Heavy rains in Freetown, Sierra Leone, caused mudslides that killed nearly 500 people and displaced thousands. Approximately 600 people are still unaccounted for. Concern’s distribution teams have been activated and are delivering essential supplies to some of the most affected communities. 

As part of coordinated response to mudslide in #SierraLeone, we’ve trucked 24,000 litres of water to most vulnerable https://t.co/t56dvUJXkh pic.twitter.com/bpw1Lcbpkl

— Concern Worldwide (@Concern) August 25, 2017

Coping with disaster

The area of Regent suffered the most damage – after a section of Sugarloaf Mountain collapsed – but other areas of Freetown have also been struggling with the effects of the continuous rains. Many drainage canals were filled with trash before the rains and couldn’t cope with the sudden influx of water. Surrounding neighborhoods quickly flooded.

The flooding destroyed homes and washed away all of people's belongings

Concern has worked in Sierra Leone since 1996 and has over 150 staff in the country. After the mudslides, we immediately began conducting assessments in affected communities. We’re also working as part of a consortium of aid agencies collaborating with the government to address immediate needs.

Concern has distributed hygiene kits to 100 families living in Freetown’s Culvert community, which was affected by floods that contaminated water sources and filled homes with dirty water.

Flooded homes in Freetown, Sierra Leone following the mudslide and flooding that hit on 14 August. Photo: Kristin Myers/Concern Worldwide.
Flooded homes in Freetown, Sierra Leone following the mudslide and flooding that hit on 14 August. Photo: Kristin Myers/Concern Worldwide.

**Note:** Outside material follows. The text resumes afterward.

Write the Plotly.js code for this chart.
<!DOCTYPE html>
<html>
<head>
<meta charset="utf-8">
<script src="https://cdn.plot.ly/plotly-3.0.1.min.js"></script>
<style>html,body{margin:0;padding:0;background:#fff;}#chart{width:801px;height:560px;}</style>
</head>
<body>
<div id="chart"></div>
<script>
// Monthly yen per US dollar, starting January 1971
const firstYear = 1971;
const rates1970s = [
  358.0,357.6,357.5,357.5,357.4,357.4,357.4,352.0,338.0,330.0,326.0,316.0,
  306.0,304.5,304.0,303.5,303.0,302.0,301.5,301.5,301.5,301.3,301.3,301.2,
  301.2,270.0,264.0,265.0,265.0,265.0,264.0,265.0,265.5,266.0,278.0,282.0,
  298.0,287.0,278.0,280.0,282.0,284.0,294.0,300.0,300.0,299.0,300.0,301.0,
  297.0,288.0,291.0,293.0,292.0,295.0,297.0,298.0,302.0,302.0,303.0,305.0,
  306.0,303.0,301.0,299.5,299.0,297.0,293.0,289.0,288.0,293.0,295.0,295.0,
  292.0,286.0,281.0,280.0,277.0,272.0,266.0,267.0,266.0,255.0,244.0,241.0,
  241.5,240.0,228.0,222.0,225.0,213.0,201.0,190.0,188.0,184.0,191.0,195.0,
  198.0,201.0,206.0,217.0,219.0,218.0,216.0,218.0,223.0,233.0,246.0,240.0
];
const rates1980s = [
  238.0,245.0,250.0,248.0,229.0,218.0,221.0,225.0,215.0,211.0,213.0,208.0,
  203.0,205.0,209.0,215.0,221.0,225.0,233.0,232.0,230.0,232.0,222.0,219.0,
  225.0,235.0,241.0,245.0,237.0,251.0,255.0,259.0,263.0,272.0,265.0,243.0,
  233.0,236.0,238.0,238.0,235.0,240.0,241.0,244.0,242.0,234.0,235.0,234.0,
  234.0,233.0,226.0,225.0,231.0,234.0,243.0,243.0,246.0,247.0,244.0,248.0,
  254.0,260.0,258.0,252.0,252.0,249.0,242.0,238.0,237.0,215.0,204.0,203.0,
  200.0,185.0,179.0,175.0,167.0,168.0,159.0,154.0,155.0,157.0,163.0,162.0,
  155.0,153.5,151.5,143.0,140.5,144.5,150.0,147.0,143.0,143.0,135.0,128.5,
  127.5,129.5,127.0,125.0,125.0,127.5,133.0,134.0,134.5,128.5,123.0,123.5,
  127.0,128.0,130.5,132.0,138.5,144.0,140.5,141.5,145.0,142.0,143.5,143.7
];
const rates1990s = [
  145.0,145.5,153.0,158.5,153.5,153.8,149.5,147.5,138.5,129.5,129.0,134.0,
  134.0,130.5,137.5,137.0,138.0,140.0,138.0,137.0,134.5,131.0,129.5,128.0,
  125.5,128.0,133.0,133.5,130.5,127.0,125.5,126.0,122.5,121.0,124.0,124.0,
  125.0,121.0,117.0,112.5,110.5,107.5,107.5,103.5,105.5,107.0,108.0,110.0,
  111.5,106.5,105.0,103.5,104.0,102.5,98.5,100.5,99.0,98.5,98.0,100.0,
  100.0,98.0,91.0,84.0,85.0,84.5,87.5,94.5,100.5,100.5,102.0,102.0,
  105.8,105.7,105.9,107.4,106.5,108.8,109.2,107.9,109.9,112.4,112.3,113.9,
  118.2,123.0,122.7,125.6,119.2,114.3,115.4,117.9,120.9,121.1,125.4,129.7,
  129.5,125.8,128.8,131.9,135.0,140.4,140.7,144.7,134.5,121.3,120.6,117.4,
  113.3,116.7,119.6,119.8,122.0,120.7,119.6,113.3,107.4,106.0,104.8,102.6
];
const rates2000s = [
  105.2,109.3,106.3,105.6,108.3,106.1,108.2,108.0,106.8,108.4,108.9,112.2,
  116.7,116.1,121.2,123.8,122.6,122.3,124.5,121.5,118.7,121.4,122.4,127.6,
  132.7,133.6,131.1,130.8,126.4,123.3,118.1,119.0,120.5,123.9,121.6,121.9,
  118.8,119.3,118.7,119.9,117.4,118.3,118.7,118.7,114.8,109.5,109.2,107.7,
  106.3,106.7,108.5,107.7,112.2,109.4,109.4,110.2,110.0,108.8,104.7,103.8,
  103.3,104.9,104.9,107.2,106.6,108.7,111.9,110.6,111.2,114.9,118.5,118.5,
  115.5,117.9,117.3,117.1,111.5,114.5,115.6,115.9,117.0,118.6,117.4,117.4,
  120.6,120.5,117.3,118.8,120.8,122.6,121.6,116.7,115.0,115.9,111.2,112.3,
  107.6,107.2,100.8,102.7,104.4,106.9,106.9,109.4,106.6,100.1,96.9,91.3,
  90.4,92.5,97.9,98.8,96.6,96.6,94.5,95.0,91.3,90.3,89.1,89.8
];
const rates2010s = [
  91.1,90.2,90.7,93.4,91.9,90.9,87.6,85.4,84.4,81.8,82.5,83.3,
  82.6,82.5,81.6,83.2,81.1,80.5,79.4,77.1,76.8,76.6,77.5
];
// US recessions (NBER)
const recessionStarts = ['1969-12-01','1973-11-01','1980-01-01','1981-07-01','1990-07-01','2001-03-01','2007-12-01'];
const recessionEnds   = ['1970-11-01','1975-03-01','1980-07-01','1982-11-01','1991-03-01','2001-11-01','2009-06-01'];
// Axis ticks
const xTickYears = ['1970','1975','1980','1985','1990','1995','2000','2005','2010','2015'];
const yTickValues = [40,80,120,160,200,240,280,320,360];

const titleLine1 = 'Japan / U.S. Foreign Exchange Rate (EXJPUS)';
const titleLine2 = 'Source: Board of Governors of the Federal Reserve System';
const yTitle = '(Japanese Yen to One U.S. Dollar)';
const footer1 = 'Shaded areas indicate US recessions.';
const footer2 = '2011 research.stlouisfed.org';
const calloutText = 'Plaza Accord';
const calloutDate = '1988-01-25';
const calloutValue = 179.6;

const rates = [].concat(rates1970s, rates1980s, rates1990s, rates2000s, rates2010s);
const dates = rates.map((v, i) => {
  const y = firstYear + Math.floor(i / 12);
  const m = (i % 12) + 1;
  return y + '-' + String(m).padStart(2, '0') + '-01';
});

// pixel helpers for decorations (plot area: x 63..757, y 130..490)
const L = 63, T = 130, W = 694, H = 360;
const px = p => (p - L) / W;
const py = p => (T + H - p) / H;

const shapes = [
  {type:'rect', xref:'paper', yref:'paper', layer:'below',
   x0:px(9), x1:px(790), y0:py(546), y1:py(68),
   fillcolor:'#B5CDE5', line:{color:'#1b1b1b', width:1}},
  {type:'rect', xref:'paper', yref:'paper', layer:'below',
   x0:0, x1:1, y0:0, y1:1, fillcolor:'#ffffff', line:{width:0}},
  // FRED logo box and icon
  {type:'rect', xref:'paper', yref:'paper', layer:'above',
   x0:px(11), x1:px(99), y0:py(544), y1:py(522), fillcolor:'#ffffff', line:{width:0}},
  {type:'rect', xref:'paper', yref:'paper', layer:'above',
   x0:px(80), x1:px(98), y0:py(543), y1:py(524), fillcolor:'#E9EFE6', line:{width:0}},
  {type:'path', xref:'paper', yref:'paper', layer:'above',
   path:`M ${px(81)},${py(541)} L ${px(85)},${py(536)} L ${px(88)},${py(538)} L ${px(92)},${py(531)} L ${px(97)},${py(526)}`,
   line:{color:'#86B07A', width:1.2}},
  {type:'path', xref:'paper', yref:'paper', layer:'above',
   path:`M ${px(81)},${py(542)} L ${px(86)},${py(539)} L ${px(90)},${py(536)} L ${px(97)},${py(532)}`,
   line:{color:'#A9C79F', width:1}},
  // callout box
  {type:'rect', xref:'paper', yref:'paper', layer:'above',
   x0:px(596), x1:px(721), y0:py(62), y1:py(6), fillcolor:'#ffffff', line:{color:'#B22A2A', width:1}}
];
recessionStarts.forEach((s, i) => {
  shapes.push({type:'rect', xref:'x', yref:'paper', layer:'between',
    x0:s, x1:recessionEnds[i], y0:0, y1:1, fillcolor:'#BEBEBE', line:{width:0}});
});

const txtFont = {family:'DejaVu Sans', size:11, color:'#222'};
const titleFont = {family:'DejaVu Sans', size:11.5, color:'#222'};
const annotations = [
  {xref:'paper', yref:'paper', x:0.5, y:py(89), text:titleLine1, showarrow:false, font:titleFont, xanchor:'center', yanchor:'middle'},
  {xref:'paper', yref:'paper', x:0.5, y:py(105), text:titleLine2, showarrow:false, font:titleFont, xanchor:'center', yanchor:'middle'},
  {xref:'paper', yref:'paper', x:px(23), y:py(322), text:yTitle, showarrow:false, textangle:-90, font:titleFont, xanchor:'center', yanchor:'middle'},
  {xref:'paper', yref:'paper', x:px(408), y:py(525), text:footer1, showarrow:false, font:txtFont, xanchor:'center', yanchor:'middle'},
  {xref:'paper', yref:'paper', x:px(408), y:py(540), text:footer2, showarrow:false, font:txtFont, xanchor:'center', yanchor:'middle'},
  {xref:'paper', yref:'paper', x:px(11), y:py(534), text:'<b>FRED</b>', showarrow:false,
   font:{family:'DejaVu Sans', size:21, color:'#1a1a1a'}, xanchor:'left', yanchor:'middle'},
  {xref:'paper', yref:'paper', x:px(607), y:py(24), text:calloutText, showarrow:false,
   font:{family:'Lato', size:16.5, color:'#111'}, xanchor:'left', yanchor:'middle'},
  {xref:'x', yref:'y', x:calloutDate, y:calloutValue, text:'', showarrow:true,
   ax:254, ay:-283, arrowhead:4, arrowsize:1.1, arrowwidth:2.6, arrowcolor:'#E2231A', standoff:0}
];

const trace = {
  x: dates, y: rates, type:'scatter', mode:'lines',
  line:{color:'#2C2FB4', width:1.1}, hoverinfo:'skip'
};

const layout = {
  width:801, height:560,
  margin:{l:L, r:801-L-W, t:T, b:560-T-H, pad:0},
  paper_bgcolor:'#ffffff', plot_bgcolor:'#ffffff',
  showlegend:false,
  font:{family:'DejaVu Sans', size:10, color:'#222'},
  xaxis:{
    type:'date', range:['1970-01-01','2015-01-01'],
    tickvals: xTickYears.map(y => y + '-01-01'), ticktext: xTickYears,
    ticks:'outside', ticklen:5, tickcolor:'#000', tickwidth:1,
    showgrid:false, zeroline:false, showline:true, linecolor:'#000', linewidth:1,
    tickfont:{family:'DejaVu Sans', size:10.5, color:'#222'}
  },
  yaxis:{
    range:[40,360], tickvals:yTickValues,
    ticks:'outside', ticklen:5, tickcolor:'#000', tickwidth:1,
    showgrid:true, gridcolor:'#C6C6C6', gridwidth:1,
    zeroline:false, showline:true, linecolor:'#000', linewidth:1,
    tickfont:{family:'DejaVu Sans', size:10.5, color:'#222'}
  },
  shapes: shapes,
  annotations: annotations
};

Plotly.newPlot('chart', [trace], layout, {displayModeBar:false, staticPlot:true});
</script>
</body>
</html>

“These people were badly impacted,” says Anne Bauby, Concern’s WASH Programme Manager for Sierra Leone. “The flooding destroyed homes and washed away all of people’s belongings.”

Preventing disease

Culvert is a poor community in the eastern section of Freetown. The neighborhood is crowded with shacks and small homes made from scrap metal and other materials. After floodwaters swept through the area, there were fears that disease would soon follow. Anne Bauby explained, “Right now, Culvert doesn’t have good sources of clean water. People are still using contaminated wells, or they collect the rainwater that pools on top of their roofs.”

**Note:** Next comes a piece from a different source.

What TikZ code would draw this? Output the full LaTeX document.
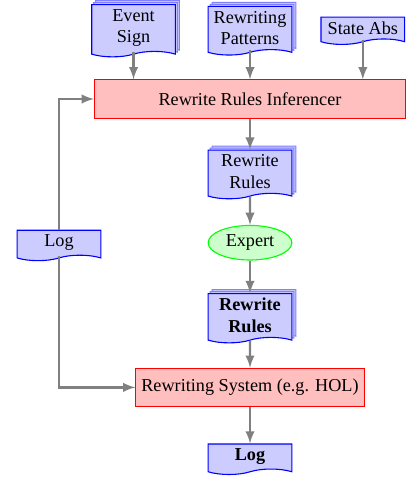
\documentclass[tikz,border=0pt]{standalone}
\usepackage{fontspec}
\setmainfont{Liberation Serif}
\usetikzlibrary{arrows,shapes,shadows,calc,positioning}

\begin{document}
\begin{tikzpicture}
\tikzstyle{doc}=[tape, tape bend top=none, tape bend height=3pt, draw=blue, semithick, fill=blue!20, align=center, minimum width=46pt, inner sep=2.5pt]
\tikzstyle{docs}=[doc, copy shadow={shadow xshift=2.2pt, shadow yshift=2.2pt, draw=blue!50, fill=blue!20}, copy shadow={shadow xshift=1.1pt, shadow yshift=1.1pt, draw=blue!50, fill=blue!20}]
\tikzstyle{proc}=[rectangle, draw=red, semithick, fill=red!25, minimum height=21pt, inner sep=3pt]
\tikzstyle{human}=[ellipse, draw=green, semithick, fill=green!20, minimum width=46pt, minimum height=19pt, inner sep=1pt]
\tikzstyle{connect}=[-latex, gray, line width=1.3pt]

  \useasboundingbox (-137.4pt,15.4pt) rectangle (86.3pt,-248.4pt);

  \node[docs] (patt)                                        {Rewriting\\Patterns};
  \node[docs] (sign)   [node distance=64pt, left of =patt]  {Event\\Sign};
  \node[doc]  (abs)    [node distance=62pt, right of =patt] {State Abs};
  \node[proc, minimum width=171pt] (infer) [node distance=39pt, below of =patt] {Rewrite Rules Inferencer};
  \node[docs] (rules)  [node distance=40pt, below of =infer] {Rewrite\\Rules};
  \node[human] (expert) [node distance=39pt, below of =rules] {Expert};
  \node[doc]  (log)    [node distance=105pt, left of =expert] {Log};
  \node[docs, font=\bfseries] (rules2) [node distance=40pt, below of =expert] {Rewrite\\Rules};
  \node[proc] (hol)    [node distance=39.5pt, below of =rules2] {Rewriting System (e.g. HOL)};
  \node[doc, font=\bfseries] (log2) [node distance=38pt, below of =hol] {Log};

  \draw[connect] (sign.south) -- (sign.south |- infer.north);
  \draw[connect] (patt.south) -- (patt.south |- infer.north);
  \draw[connect] (abs.south)  -- (abs.south |- infer.north);

  \path (infer)  edge [connect] (rules)
        (rules)  edge [connect] (expert)
        (expert) edge [connect] (rules2)
        (rules2) edge [connect] (hol)
        (hol)    edge [connect] (log2);

  \draw[connect] (log.north) |- (infer.west);
  \draw[connect] (log.south) |- (hol.west);

\end{tikzpicture}
\end{document}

Culvert was a “hotspot” during the cholera outbreak that struck Freetown in 2012 due to heavy rains and poor sanitation. The epidemic infected more than 19,000 people and killed some 300. Many fear that history could repeat itself given the current conditions.

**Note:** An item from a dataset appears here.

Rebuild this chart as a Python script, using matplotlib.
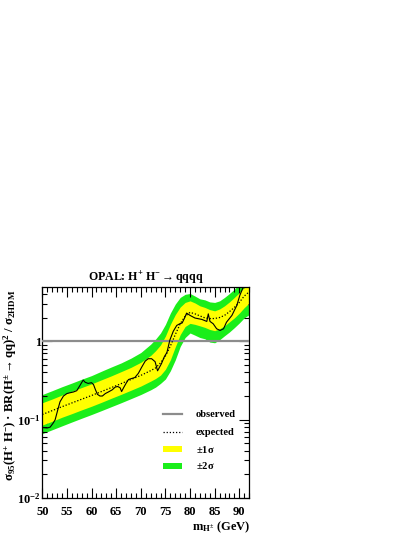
import numpy as np
import matplotlib
matplotlib.use("Agg")
import matplotlib.pyplot as plt
from matplotlib.ticker import FixedLocator, FuncFormatter, LogLocator, NullFormatter, MultipleLocator
from matplotlib.patches import Rectangle
from matplotlib.lines import Line2D

plt.rcParams['font.family'] = ['Liberation Serif', 'DejaVu Serif']
plt.rcParams['font.weight'] = 'bold'
plt.rcParams['mathtext.fontset'] = 'custom'
plt.rcParams['mathtext.rm'] = 'Liberation Serif:bold'
plt.rcParams['mathtext.it'] = 'Liberation Serif:bold:italic'
plt.rcParams['mathtext.bf'] = 'Liberation Serif:bold'
plt.rcParams['mathtext.default'] = 'rm'
plt.rcParams['mathtext.fallback'] = 'stix'

# ---- data ----
mass_grid = [50, 52, 54, 56, 58, 60, 62, 64, 66, 68, 70, 72, 73, 74, 75, 76, 77,
             78, 79, 80, 81, 82, 83, 84, 85, 86, 87, 88, 89, 90, 91, 92]
expected = [0.116, 0.130, 0.146, 0.163, 0.182, 0.203, 0.228, 0.256, 0.288, 0.325,
            0.367, 0.422, 0.457, 0.53, 0.65, 0.87, 1.22, 1.68, 2.1, 2.35, 2.25,
            2.12, 2.0, 1.96, 1.96, 2.02, 2.15, 2.4, 2.72, 3.15, 3.8, 4.3]
green_hi = [0.209, 0.234, 0.263, 0.293, 0.328, 0.365, 0.415, 0.47, 0.53, 0.61,
            0.72, 0.92, 1.07, 1.28, 1.65, 2.3, 3.0, 3.65, 4.0, 4.1, 3.8, 3.5, 3.4,
            3.2, 3.15, 3.3, 3.65, 4.1, 4.65, 5.4, 6.3, 7.2]
yellow_hi = [0.164, 0.183, 0.206, 0.230, 0.257, 0.286, 0.322, 0.362, 0.41, 0.465,
             0.54, 0.66, 0.76, 0.9, 1.17, 1.65, 2.2, 2.75, 3.15, 3.3, 3.1, 2.85,
             2.72, 2.55, 2.46, 2.6, 2.85, 3.2, 3.65, 4.2, 4.9, 5.6]
yellow_lo = [0.085, 0.095, 0.107, 0.119, 0.133, 0.148, 0.166, 0.187, 0.21, 0.237,
             0.268, 0.31, 0.335, 0.37, 0.44, 0.58, 0.85, 1.22, 1.55, 1.7, 1.65,
             1.58, 1.51, 1.42, 1.37, 1.45, 1.58, 1.78, 2.0, 2.3, 2.7, 3.1]
green_lo = [0.066, 0.074, 0.083, 0.093, 0.104, 0.116, 0.130, 0.146, 0.164, 0.185,
            0.209, 0.24, 0.26, 0.29, 0.33, 0.42, 0.58, 0.86, 1.12, 1.28, 1.2,
            1.12, 1.08, 0.98, 0.96, 1.05, 1.18, 1.32, 1.5, 1.72, 2.0, 2.2]

mass_obs = [50.0, 51.0, 51.6, 52.2, 52.6, 53.1, 53.6, 54.3, 55.0, 55.6, 56.3, 57.0,
            57.6, 58.3, 58.7, 59.3, 60.0, 60.4, 60.8, 61.2, 61.7, 62.2, 62.8, 63.4,
            64.2, 64.8, 65.3, 65.8, 66.1, 66.5, 67.0, 67.5, 68.2, 68.8, 69.5, 70.2,
            70.9, 71.5, 72.2, 72.9, 73.4, 74.2, 74.8, 75.3, 75.9, 76.6, 77.3, 77.9,
            78.4, 78.9, 79.3, 80.0, 81.0, 82.4, 83.4, 83.7, 84.05, 84.7, 85.4, 86.1,
            86.8, 87.4, 88.5, 89.5, 90.1, 90.8, 91.5]
observed = [0.079, 0.078, 0.080, 0.09, 0.099, 0.13, 0.169, 0.20, 0.215, 0.22, 0.225,
            0.234, 0.27, 0.32, 0.30, 0.29, 0.296, 0.28, 0.24, 0.21, 0.2, 0.2, 0.215,
            0.225, 0.24, 0.26, 0.265, 0.255, 0.228, 0.255, 0.29, 0.325, 0.336, 0.345,
            0.39, 0.47, 0.56, 0.6, 0.6, 0.55, 0.42, 0.52, 0.64, 0.72, 1.04, 1.35, 1.6,
            1.68, 1.72, 2.0, 2.3, 2.15, 1.99, 1.91, 1.8, 2.25, 1.8, 1.68, 1.45, 1.38,
            1.45, 1.76, 2.15, 2.89, 3.87, 4.95, 6.0]

x_ticks = [50, 55, 60, 65, 70, 75, 80, 85, 90]
y_ticks = [0.01, 0.1, 1]
y_tick_labels = [r'$10^{-2}$', r'$10^{-1}$', '1']
legend_labels = ['observed', 'expected', r'$\pm$1$\sigma$', r'$\pm$2$\sigma$']

GREEN = '#1aee1a'
YELLOW = '#ffff00'
GREY = '#8c8c8c'

fig = plt.figure(figsize=(4.15, 5.37), dpi=100)
ax = fig.add_axes([42.3 / 415, 1 - 497.7 / 537, 207 / 415, 210.4 / 537])

ax.fill_between(mass_grid, green_lo, green_hi, color=GREEN, lw=0, zorder=1)
ax.fill_between(mass_grid, yellow_lo, yellow_hi, color=YELLOW, lw=0, zorder=2)
ax.axhline(1.0, color=GREY, lw=1.6, zorder=3)
ax.plot(mass_grid, expected, color='black', lw=0.9, ls=(0, (1, 1.5)), zorder=4)
ax.plot(mass_obs, observed, color='black', lw=0.8, zorder=5)

ax.set_yscale('log')
ax.set_xlim(50, 92.03)
ax.set_ylim(0.01, 4.92)

ax.xaxis.set_major_locator(FixedLocator(x_ticks))
ax.xaxis.set_minor_locator(MultipleLocator(1))
ax.yaxis.set_major_locator(FixedLocator(y_ticks))
ax.yaxis.set_major_formatter(FuncFormatter(lambda v, p: y_tick_labels[y_ticks.index(v)] if v in y_ticks else ''))
ax.yaxis.set_minor_locator(LogLocator(base=10, subs=np.arange(2, 10)))
ax.yaxis.set_minor_formatter(NullFormatter())
ax.tick_params(which='both', direction='in', top=True, right=True, labelsize=9, width=0.8)
ax.tick_params(which='major', length=7)
ax.tick_params(which='minor', length=3.5)
ax.tick_params(axis='y', pad=1)
ax.tick_params(axis='x', pad=6)
for lab in ax.get_xticklabels() + ax.get_yticklabels():
    lab.set_fontweight('bold')
for s in ax.spines.values():
    s.set_linewidth(0.9)

# legend (manual, axes fraction)
rows = [0.396, 0.312, 0.231, 0.151]
x0, x1, xt = 0.582, 0.674, 0.742
ax.add_line(Line2D([x0, x1], [rows[0]] * 2, transform=ax.transAxes, color=GREY, lw=1.6, zorder=6))
ax.add_line(Line2D([x0, x1], [rows[1]] * 2, transform=ax.transAxes, color='black', lw=0.9,
                   ls=(0, (1, 1.5)), zorder=6))
ax.add_patch(Rectangle((x0, rows[2] - 0.015), x1 - x0, 0.03, transform=ax.transAxes,
                       color=YELLOW, lw=0, zorder=6))
ax.add_patch(Rectangle((x0, rows[3] - 0.015), x1 - x0, 0.03, transform=ax.transAxes,
                       color=GREEN, lw=0, zorder=6))
for r, lab in zip(rows, legend_labels):
    ax.text(xt, r, lab, transform=ax.transAxes, ha='left', va='center', fontsize=7.6,
            fontweight='bold', zorder=7)

fig.text(0.5 * (42.3 + 249.3) / 415, 1 - 278 / 537, r'OPAL: H$^{+}$ H$^{-}$$\rightarrow$qqqq',
         ha='center', va='center', fontsize=8.6, fontweight='bold')
fig.text(10 / 415, 1 - 289 / 537,
         r'$\sigma_{95}$(H$^{+}$ H$^{-}$) $\cdot$ BR(H$^{\pm}$$\rightarrow$qq)$^{2}$ / $\sigma_{2HDM}$'.replace(r'$\cdot$', '\u00b7'),
         rotation=90, ha='center', va='top', fontsize=9.2, fontweight='bold')
fig.text(250 / 415, 1 - 527 / 537, r'm$_{H^{\pm}}$ (GeV)', ha='right', va='center',
         fontsize=9, fontweight='bold')

fig.savefig('out.png', dpi=100)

Hygiene kits are critical to preventing this. The kits include jerry cans and water purification tablets so water can be fetched, safely treated at home, and stored. They also include buckets, bleach, and soap so families can practice healthy hygiene habits.

Concern team distributing hygiene kits to communities affected by the recent flooding in Freetown, Sierra Leone. Photo: Kristin Myers/Concern Worldwide.
Concern team distributing hygiene kits to communities affected by the recent flooding in Freetown, Sierra Leone. Photo: Kristin Myers/Concern Worldwide.

Concern's Freetown response

Concern is providing clean water to communities in need, trucking in thousands of gallons of water daily to the affected neighborhoods of Kamayama and Kaningo, as well as providing hygiene kits. When the situation stabilizes, Concern will build eight water towers that will provide these communities consistent access to clean water for years to come. We’re also working as part of a consortium with partner agencies to continually assess and respond to the immediate needs of affected communities across Freetown.